One of the parts I nodded along with, was his story of lunging for the computer when the camera software CD was inserted. But this doesn't have anything to do with whether the source of this software was readable, variable names, etc., nor is it related to the competence of the programmers or whether they are aware of their own failings. The issue is that such software is often written with a view toward taking over the way I do things.
I want to do things my way. That's the reason for my move from Windows to Linux, and it's why I use Firefox instead of IE when I do use Windows. It's why I avoid Flash when feasible, why I hate most children's educational software, and why I would not even glance at the software that came with a camera. Does this have anything to do with the quality of the code involved in these programs? I don't think so.
I often feel that way about software. Remember the stages of a software project?
1) wild enthusiasm 2) profound disillusionment 3) search for the guilty 4) punishment of the innocent 5) rewards and accolades for the non-participants
Can't remember exactly where I read that, but software developers have experienced them all, over and over.
I don't necessarily try to talk people out of a new development effort. After all, there are clearly times when we need to write software, and some projects are smashing successes. But I kind of feel like that breed of lawyer who tries to get clients to see litigation as a true last resort.
I say - is there anything already out there that could solve your problems without a new development effort? How far would a much simpler approach go toward solving your problems - could you live with it? Basically, I want clients to understand just how risky a full blown development effort truly is.

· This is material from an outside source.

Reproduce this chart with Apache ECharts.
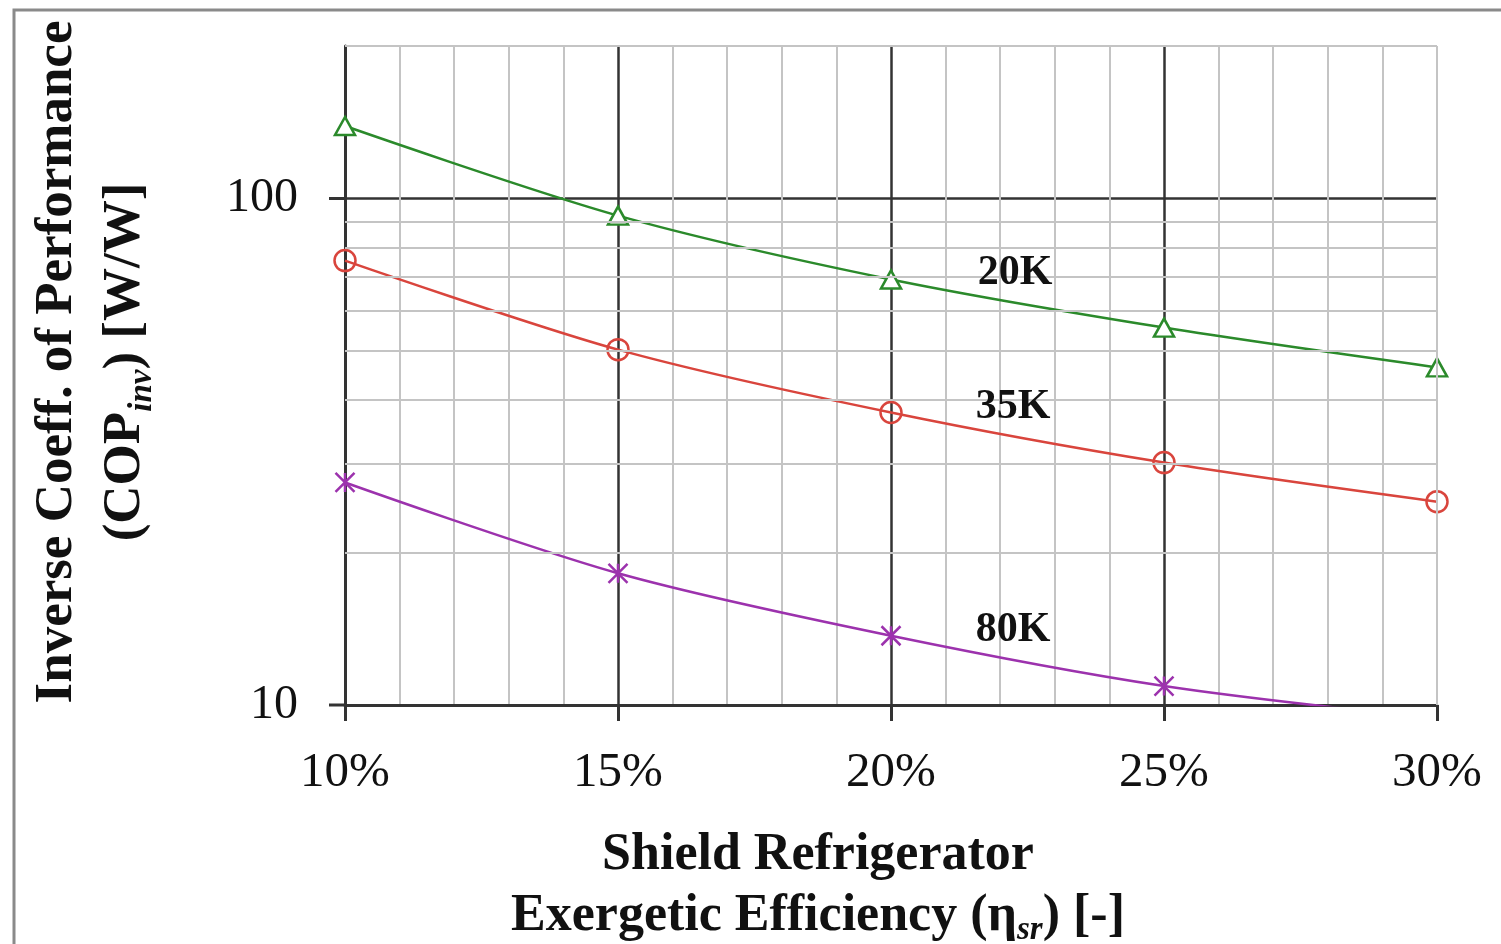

Of course, if you need business... well, nothing like an angry divorce to keep the billable hours up, and nothing like a flailing software project funded by deep pockets to keep the cash flow positive....
One concern that I would have if you think the worst code that you have seen is stuff you wrote, perhaps you are not reading enough of other people's code. I bet there is a lot of that amongst us all.
In the vein of simple questions that help in an interview, particularly for someone who purports to be an expert, is "Tell me five ways that it won't work". An expert ought to have some scars, and have learned from them, no?
Those who can, code. Those who can't, blog.
Programming will make you hate software. Programming will make you hate programmers. Programming will make you hate computers.
Lisp will make you forget all of that.
I wouldn't hire anyone who said their own code was the worst they'd seen recently. Whatever points they may win for perception and awareness are totally overshadowed by their lazy acceptance of the situation.
"Which areas of your coding could you most improve on?" - now that is a question worth asking,
Although it sucks, nobody gives any value to humility anymore. They want the confident, "I'm an expert" kind of guy, so giving as answer that the worst code you've seen lately is your own, without any kind of explanation of why you think that (that you view your knowledge has something which as always a long way to go) would probably be a instant KO to the poor humble interviewee.
Besides the "my code is the worst code" part, I thought he did an excellent job of explaining a software developer's natural aversion to software. I had my wife read it, and it helped her understand more about why I refused to pollute the computer with that CD that came with her new camera.
Aside: I know it's a beloved HN meme to bash Atwood, but don't let that excuse us from being lazy about it.